Des ballades pastorales et désespérées, poussées par un chanteur d’exception, The Strugglers sont les derniers rejetons d’une country/folk noble. De quoi tenir durant l’hiver rude, en attendant les éclaircies.


Un matin de décembre. Quelques flocons de neige s’accumulent sur le rebord de la fenêtre. Malheureusement, le froid ne souffle pas encore assez fort, et cette couverture blanche qui se dessine ne résistera certainement pas jusqu’à l’après-midi. De l’autre côté de la vitre, on observe ce petit jeu de la nature, “Necrophilia” en fond sonore.
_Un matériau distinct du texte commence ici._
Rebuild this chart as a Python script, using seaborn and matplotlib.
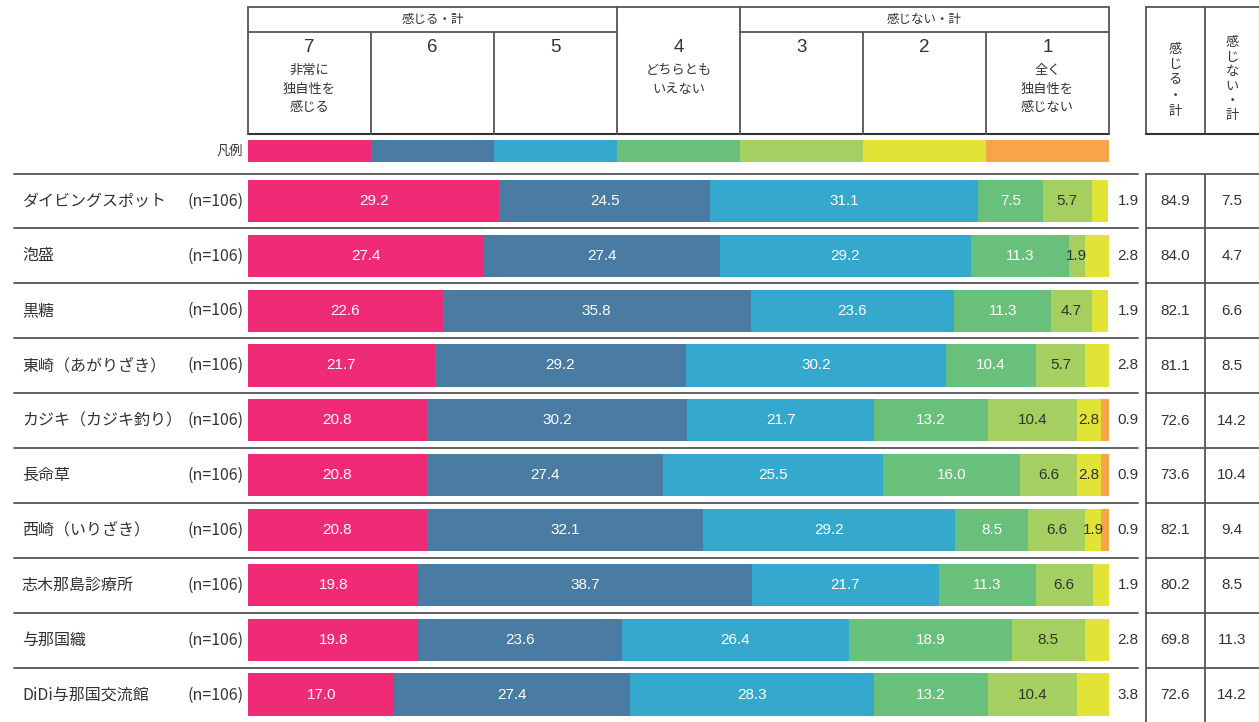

Puis il est temps de rajouter une bûche sur le feu, si l’on veut que celui-ci tienne jusqu’au repas. Voilà un disque de saison, propice au spleen hivernal !

De cette lutte quelconque, vouée irrémédiablement à la défaite, nous parvient en écho le vague à l’âme rural de The Strugglers. Tel que le mentionne son titre, cet album est dédié aux losers (« You Win »… so I Lose). Et Brice Randall Bickford II, « lutteur en chef », a vraisemblablement rédigé une thèse sur les démons de l’Americana… La formule est désormais centenaire, mais ce rituel du songwriter exorcisant son malheur, pansant ses blessures de coeur par le biais d’une chanson, demeure à ce jour le meilleur remède contre la folie. Ses paroles et surtout son coffre vocal – particulièrement secouant – possèdent en retour des vertus propices au réconfort d’autrui.

Malgré quelques compilations révélées sur le label Acuarella, on a un peu raté les débuts de ce faux groupe, essentiellement concentré sur la personnalité de ce redneck de Caroline du Nord, mais on imagine facilement que le décorum n’a pas trop changé depuis les deux albums précédents. Souhaitons que ce troisième chapitre puisse lui apporter une plus grande reconnaissance, pourtant déjà à l’oeuvre chez ses compagnons de tournée aux Etats-Unis : Smog, Jason Molina (Magnolia Electric Co), The Mountain Goats. Un joli tableau de famille.

Fidèle aux canons esthétiques de l’alternative country/folk, Mr. Randall Bickford II ne s’encombre pas d’instruments dont la longévité n’atteint pas moins de 30 ans. Ces ballades pastorales nous invitent à piquer une sieste au sommet d’une colline, bien à l’abri sous un chêne. Seule ombre noire au tableau, notre chapeau de paille est emporté par le vent, annonçant nuages gris et coup de tonnerre à l’horizon. Cette musique pointe l’instant précis où il est temps de s’abriter si l’on ne veut pas prendre la foudre. Face à cette tempête annoncée, une dizaine de musiciens se relayent pour donner vie aux mots et mélodies du jeune homme : piano vintage, orgue hammond, une section de cordes, une mandoline ou un banjo font ici largement l’affaire. Les arrangements, toujours très soignés, remémorent la grâce du Lambchop d’How I Quit Smoking. Du déjà entendu, mais du très bien fait aussi.

Mais toute l’originalité de cette country révérencieuse repose sur le chant brisé de Randall Bickford II. Son brin de voix frappe d’entrée, car faisant l’effet d’un Eddie Vedder dénué de maniérisme excessif, et accompagné pour une fois du bon groupe. Le mimétisme est vraiment très troublant sur le chaviré “The Cascade Range”, le genre de morceau qui ne ferait pas d’ombre sur le prochain Sparklehorse. Sans jamais trop élever le ton, mais doublé d’une présence apitoyée, il nous prend par les tripes accompagné d’une vieille gratte acoustique (“The Rejection Letter”), ou seul avec son piano (“You Win”). Bickford se distingue dans ces moments-là comme l’une des voix de perdant les plus crédibles sur le circuit.

Finalement, on peut se donner une raison pour expliquer la relative discrétion de ce groupe : « You Win » est un disque qui ne se partage pas. Réservé seulement aux coeurs solitaires.